Er is veel te doen rondom prestatiedruk tegenwoordig. Jongeren lijden eronder, zo wordt gesteld en dat inspireerde mij om daar eens naar te kijken. Ik kwam vooral verhalen tegen over de druk om snel af te studeren, de druk om zo jong mogelijk een carrière op de rit te krijgen, de druk om hoge cijfers te halen en de druk om perfect en interessant te zijn. Allemaal, zo las ik, opgelegd van buitenaf. Door de maatschappij die steeds sneller draait en steeds hogere eisen stelt.

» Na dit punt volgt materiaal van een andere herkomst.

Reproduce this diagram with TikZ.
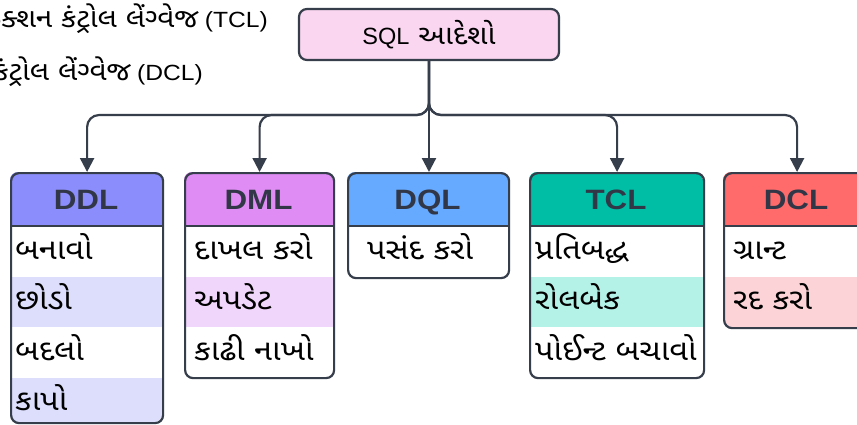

Maar, zo vraag ik mij af, om die druk ook daadwerkelijk te voelen, moet je toch eerst zelf geloven dat het allemaal echt en waar is? De hele wereld kan stellen dat ik een universitaire graad moet halen, maar als ik daar geen behoefte aan heb, voel ik mij niet onder druk gezet. Mijn ouders kunnen beweren dat het belangrijk is dat ik hoge cijfers haal, maar als ik dat anders zie zal ik geen druk ervaren. Al mijn leeftijdgenoten kunnen van mening zijn dat het een goede zaak is dat ik interessante stages loop of verre reizen maak, maar als ik daar geen been in zie, voel ik geen druk om dat ook te doen. De maatschappij (wie zijn dat toch, vraag ik mij altijd af?) kan eisen dat ik me nuttig maak, maar als ik daar geen boodschap aan heb (of een heel ander idee heb van wat nuttig is) ervaar ik geen druk.
Niets en niemand kan jou onder druk zetten. Dat kun je uiteindelijk alleen zelf met het geloof dat je hecht aan andermans bedenksels en de waarde die je toekent aan je eigen gedachten. Het zou fijn zijn als jongeren dát leerden op school.